* **The problem**
Print the listing as it stands, omitting all images.

>> BEGIN Given records

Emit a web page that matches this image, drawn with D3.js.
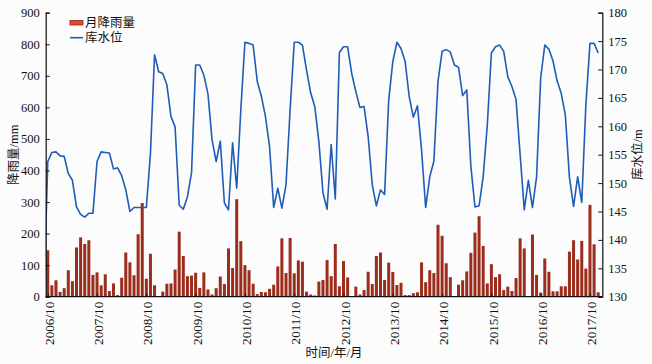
<!DOCTYPE html>
<html><head><meta charset="utf-8">
<script src="https://cdn.jsdelivr.net/npm/d3@7/dist/d3.min.js"></script>
<style>
html,body{margin:0;padding:0;background:#fcfcfc;}
svg{display:block;}
</style></head>
<body><svg id="c" width="652" height="364"></svg>
<script>
// ---- data ----
const startLabel = "2006/10";
const rain = [147,36,52,15,27,84,49,156,188,167,179,69,
77,36,71,18,42,5,60,140,109,68,198,297,
57,136,36,2,16,41,42,86,206,129,65,67,
76,28,77,23,7,27,64,40,153,91,309,176,
100,84,41,8,15,14,25,38,96,185,75,186,
74,115,111,16,7,4,48,53,116,65,167,33,
113,61,0,32,7,21,79,40,129,140,53,108,
78,37,44,5,5,11,14,109,46,84,75,228,
193,106,62,2,38,52,80,139,203,255,161,42,
103,62,71,21,32,18,59,185,153,0,197,69,
13,121,79,17,17,33,33,143,179,118,177,89,
291,166,14];
const levelBefore = 128; // value of the month before 2006/10
const level = [153.8,155.4,155.5,154.8,154.7,151.7,150.5,145.8,144.5,144.0,144.7,144.7,
153.8,155.5,155.4,155.3,152.5,152.7,151.3,148.8,145.0,145.7,145.7,145.7,
145.7,155.2,172.6,169.6,169.3,167.3,161.7,159.9,146.1,145.4,147.6,151.8,
170.8,170.8,169.0,165.7,157.6,153.8,157.4,146.5,145.3,157.1,149.1,162.9,
174.8,174.6,174.3,167.9,165.3,161.7,156.4,145.7,149.1,145.6,149.7,162.9,
174.8,174.8,174.3,169.9,165.9,163.5,157.3,148.3,145.4,156.8,147.2,173.0,
174.0,174.0,169.3,166.1,163.3,163.5,158.2,149.7,146.0,148.8,148.0,164.6,
171.4,174.8,173.7,171.4,165.2,161.6,163.6,155.8,145.7,151.1,153.9,167.9,
173.2,173.5,173.1,170.8,170.4,165.4,166.4,153.0,145.8,146.0,151.1,160.2,
172.9,174.0,174.3,173.2,168.7,167.0,164.7,155.0,145.3,150.5,145.7,151.1,
168.5,174.3,173.6,171.5,168.0,165.8,162.0,151.0,145.9,151.1,146.6,163.8,
174.6,174.6,172.9];
const xTickLabels = ["2006/10","2007/10","2008/10","2009/10","2010/10","2011/10","2012/10","2013/10","2014/10","2015/10","2016/10","2017/10"];
const leftTicks = [0,100,200,300,400,500,600,700,800,900];
const rightTicks = [130,135,140,145,150,155,160,165,170,175,180];
const seriesNames = ["月降雨量","库水位"];
const axisTitles = {x:"时间/年/月", left:"降雨量/mm", right:"库水位/m"};

// ---- layout ----
const L = 45.7, R = 602.3, T = 12.7, B = 296.7;
const svg = d3.select("#c");
const numFont = "'Liberation Serif','Times New Roman',serif";
const cjkFont = "'Liberation Serif','Noto Sans CJK SC',serif";

function monthIndex(lbl){
  const [y0,m0] = startLabel.split("/").map(Number);
  const [y,m] = lbl.split("/").map(Number);
  return (y-y0)*12 + (m-m0);
}

const x = d3.scaleLinear().domain([-0.5, 135]).range([L, R]);
const yL = d3.scaleLinear().domain([0, 900]).range([B, T]);
const yR = d3.scaleLinear().domain([130, 180]).range([B, T]);

svg.append("defs").append("clipPath").attr("id","clip")
  .append("rect").attr("x",L).attr("y",T).attr("width",R-L).attr("height",B-T);

// bars
const bw = 3;
svg.append("g").selectAll("rect").data(rain).join("rect")
  .attr("x",(d,i)=>x(i)-bw/2).attr("width",bw)
  .attr("y",d=>yL(d)).attr("height",d=>B-yL(d))
  .attr("fill","#9c2c1b");

// line
const lineData = [[-1, levelBefore]].concat(level.map((v,i)=>[i,v]));
svg.append("path").datum(lineData)
  .attr("clip-path","url(#clip)")
  .attr("fill","none").attr("stroke","#1f5cb8").attr("stroke-width",1.6)
  .attr("stroke-linejoin","round")
  .attr("d", d3.line().x(d=>x(d[0])).y(d=>yR(d[1])));

// axes
const gL = svg.append("g").attr("transform",`translate(${L},0)`)
  .call(d3.axisLeft(yL).tickValues(leftTicks).tickSize(-4).tickPadding(6));
const gR = svg.append("g").attr("transform",`translate(${R},0)`)
  .call(d3.axisRight(yR).tickValues(rightTicks).tickSize(-4).tickPadding(6));
const xt = xTickLabels.map(monthIndex);
const gX = svg.append("g").attr("transform",`translate(0,${B})`)
  .call(d3.axisBottom(x).tickValues(xt).tickFormat((d,i)=>xTickLabels[i]).tickSize(-3).tickPadding(4));
[gL,gR,gX].forEach(g=>{
  g.select(".domain").attr("stroke","#111").attr("stroke-width",1.2);
  g.selectAll(".tick line").attr("stroke","#111");
  g.selectAll(".tick text").attr("font-family",numFont).attr("font-size",12.5).attr("fill","#111");
});
gX.selectAll(".tick text")
  .attr("transform","rotate(-90)").attr("text-anchor","end")
  .attr("x",-5).attr("y",1).attr("dy","0.35em").attr("font-size",13.2);
gX.select(".domain").attr("d",`M${L},0H${R}`);

// axis titles
svg.append("text").attr("x",(L+R)/2+10).attr("y",357)
  .attr("text-anchor","middle").attr("font-family",cjkFont).attr("font-size",12.5).attr("fill","#111")
  .text(axisTitles.x);
svg.append("text").attr("transform",`translate(18,${(T+B)/2}) rotate(-90)`)
  .attr("text-anchor","middle").attr("font-family",cjkFont).attr("font-size",12.5).attr("fill","#111")
  .text(axisTitles.left);
svg.append("text").attr("transform",`translate(642,${(T+B)/2}) rotate(-90)`)
  .attr("text-anchor","middle").attr("font-family",cjkFont).attr("font-size",12.5).attr("fill","#111")
  .text(axisTitles.right);

// legend
const lg = svg.append("g");
lg.append("rect").attr("x",70).attr("y",20.5).attr("width",13).attr("height",4.5)
  .attr("fill","#e8462e").attr("stroke","#8a2416").attr("stroke-width",0.8);
lg.append("text").attr("x",85).attr("y",22.7).attr("dy","0.35em")
  .attr("font-family",cjkFont).attr("font-size",12.5).attr("fill","#111").text(seriesNames[0]);
lg.append("line").attr("x1",70).attr("x2",83).attr("y1",37.7).attr("y2",37.7)
  .attr("stroke","#1f5cb8").attr("stroke-width",1.6);
lg.append("text").attr("x",85).attr("y",37.7).attr("dy","0.35em")
  .attr("font-family",cjkFont).attr("font-size",12.5).attr("fill","#111").text(seriesNames[1]);
</script></body></html>
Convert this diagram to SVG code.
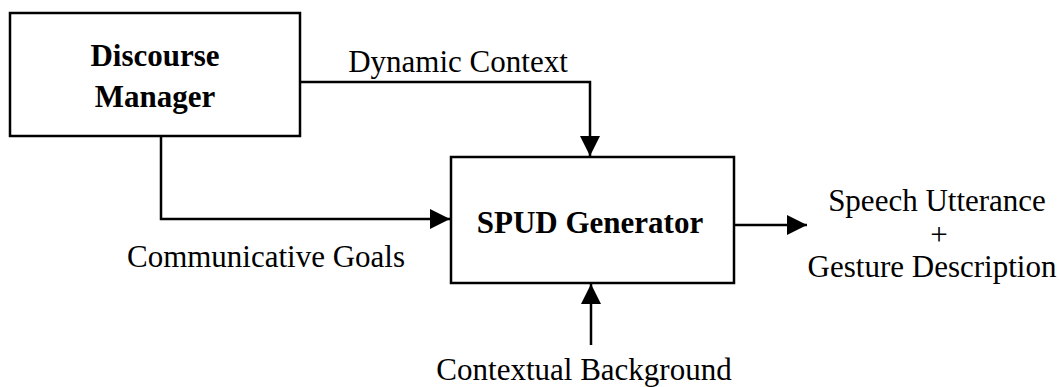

>> END Given records

* **Task response**
Emit a web page that matches this image, drawn with D3.js.
<!DOCTYPE html>
<html><head><meta charset="utf-8">
<script src="https://cdn.jsdelivr.net/npm/d3@7/dist/d3.min.js"></script>
<style>
html,body{margin:0;padding:0;background:#fcfcfc;}
svg{display:block;}
</style></head>
<body><svg id="c" width="652" height="364"></svg>
<script>
// ---- data ----
const startLabel = "2006/10";
const rain = [147,36,52,15,27,84,49,156,188,167,179,69,
77,36,71,18,42,5,60,140,109,68,198,297,
57,136,36,2,16,41,42,86,206,129,65,67,
76,28,77,23,7,27,64,40,153,91,309,176,
100,84,41,8,15,14,25,38,96,185,75,186,
74,115,111,16,7,4,48,53,116,65,167,33,
113,61,0,32,7,21,79,40,129,140,53,108,
78,37,44,5,5,11,14,109,46,84,75,228,
193,106,62,2,38,52,80,139,203,255,161,42,
103,62,71,21,32,18,59,185,153,0,197,69,
13,121,79,17,17,33,33,143,179,118,177,89,
291,166,14];
const levelBefore = 128; // value of the month before 2006/10
const level = [153.8,155.4,155.5,154.8,154.7,151.7,150.5,145.8,144.5,144.0,144.7,144.7,
153.8,155.5,155.4,155.3,152.5,152.7,151.3,148.8,145.0,145.7,145.7,145.7,
145.7,155.2,172.6,169.6,169.3,167.3,161.7,159.9,146.1,145.4,147.6,151.8,
170.8,170.8,169.0,165.7,157.6,153.8,157.4,146.5,145.3,157.1,149.1,162.9,
174.8,174.6,174.3,167.9,165.3,161.7,156.4,145.7,149.1,145.6,149.7,162.9,
174.8,174.8,174.3,169.9,165.9,163.5,157.3,148.3,145.4,156.8,147.2,173.0,
174.0,174.0,169.3,166.1,163.3,163.5,158.2,149.7,146.0,148.8,148.0,164.6,
171.4,174.8,173.7,171.4,165.2,161.6,163.6,155.8,145.7,151.1,153.9,167.9,
173.2,173.5,173.1,170.8,170.4,165.4,166.4,153.0,145.8,146.0,151.1,160.2,
172.9,174.0,174.3,173.2,168.7,167.0,164.7,155.0,145.3,150.5,145.7,151.1,
168.5,174.3,173.6,171.5,168.0,165.8,162.0,151.0,145.9,151.1,146.6,163.8,
174.6,174.6,172.9];
const xTickLabels = ["2006/10","2007/10","2008/10","2009/10","2010/10","2011/10","2012/10","2013/10","2014/10","2015/10","2016/10","2017/10"];
const leftTicks = [0,100,200,300,400,500,600,700,800,900];
const rightTicks = [130,135,140,145,150,155,160,165,170,175,180];
const seriesNames = ["月降雨量","库水位"];
const axisTitles = {x:"时间/年/月", left:"降雨量/mm", right:"库水位/m"};

// ---- layout ----
const L = 45.7, R = 602.3, T = 12.7, B = 296.7;
const svg = d3.select("#c");
const numFont = "'Liberation Serif','Times New Roman',serif";
const cjkFont = "'Liberation Serif','Noto Sans CJK SC',serif";

function monthIndex(lbl){
  const [y0,m0] = startLabel.split("/").map(Number);
  const [y,m] = lbl.split("/").map(Number);
  return (y-y0)*12 + (m-m0);
}

const x = d3.scaleLinear().domain([-0.5, 135]).range([L, R]);
const yL = d3.scaleLinear().domain([0, 900]).range([B, T]);
const yR = d3.scaleLinear().domain([130, 180]).range([B, T]);

svg.append("defs").append("clipPath").attr("id","clip")
  .append("rect").attr("x",L).attr("y",T).attr("width",R-L).attr("height",B-T);

// bars
const bw = 3;
svg.append("g").selectAll("rect").data(rain).join("rect")
  .attr("x",(d,i)=>x(i)-bw/2).attr("width",bw)
  .attr("y",d=>yL(d)).attr("height",d=>B-yL(d))
  .attr("fill","#9c2c1b");

// line
const lineData = [[-1, levelBefore]].concat(level.map((v,i)=>[i,v]));
svg.append("path").datum(lineData)
  .attr("clip-path","url(#clip)")
  .attr("fill","none").attr("stroke","#1f5cb8").attr("stroke-width",1.6)
  .attr("stroke-linejoin","round")
  .attr("d", d3.line().x(d=>x(d[0])).y(d=>yR(d[1])));

// axes
const gL = svg.append("g").attr("transform",`translate(${L},0)`)
  .call(d3.axisLeft(yL).tickValues(leftTicks).tickSize(-4).tickPadding(6));
const gR = svg.append("g").attr("transform",`translate(${R},0)`)
  .call(d3.axisRight(yR).tickValues(rightTicks).tickSize(-4).tickPadding(6));
const xt = xTickLabels.map(monthIndex);
const gX = svg.append("g").attr("transform",`translate(0,${B})`)
  .call(d3.axisBottom(x).tickValues(xt).tickFormat((d,i)=>xTickLabels[i]).tickSize(-3).tickPadding(4));
[gL,gR,gX].forEach(g=>{
  g.select(".domain").attr("stroke","#111").attr("stroke-width",1.2);
  g.selectAll(".tick line").attr("stroke","#111");
  g.selectAll(".tick text").attr("font-family",numFont).attr("font-size",12.5).attr("fill","#111");
});
gX.selectAll(".tick text")
  .attr("transform","rotate(-90)").attr("text-anchor","end")
  .attr("x",-5).attr("y",1).attr("dy","0.35em").attr("font-size",13.2);
gX.select(".domain").attr("d",`M${L},0H${R}`);

// axis titles
svg.append("text").attr("x",(L+R)/2+10).attr("y",357)
  .attr("text-anchor","middle").attr("font-family",cjkFont).attr("font-size",12.5).attr("fill","#111")
  .text(axisTitles.x);
svg.append("text").attr("transform",`translate(18,${(T+B)/2}) rotate(-90)`)
  .attr("text-anchor","middle").attr("font-family",cjkFont).attr("font-size",12.5).attr("fill","#111")
  .text(axisTitles.left);
svg.append("text").attr("transform",`translate(642,${(T+B)/2}) rotate(-90)`)
  .attr("text-anchor","middle").attr("font-family",cjkFont).attr("font-size",12.5).attr("fill","#111")
  .text(axisTitles.right);

// legend
const lg = svg.append("g");
lg.append("rect").attr("x",70).attr("y",20.5).attr("width",13).attr("height",4.5)
  .attr("fill","#e8462e").attr("stroke","#8a2416").attr("stroke-width",0.8);
lg.append("text").attr("x",85).attr("y",22.7).attr("dy","0.35em")
  .attr("font-family",cjkFont).attr("font-size",12.5).attr("fill","#111").text(seriesNames[0]);
lg.append("line").attr("x1",70).attr("x2",83).attr("y1",37.7).attr("y2",37.7)
  .attr("stroke","#1f5cb8").attr("stroke-width",1.6);
lg.append("text").attr("x",85).attr("y",37.7).attr("dy","0.35em")
  .attr("font-family",cjkFont).attr("font-size",12.5).attr("fill","#111").text(seriesNames[1]);
</script></body></html>
Convert this diagram to SVG code.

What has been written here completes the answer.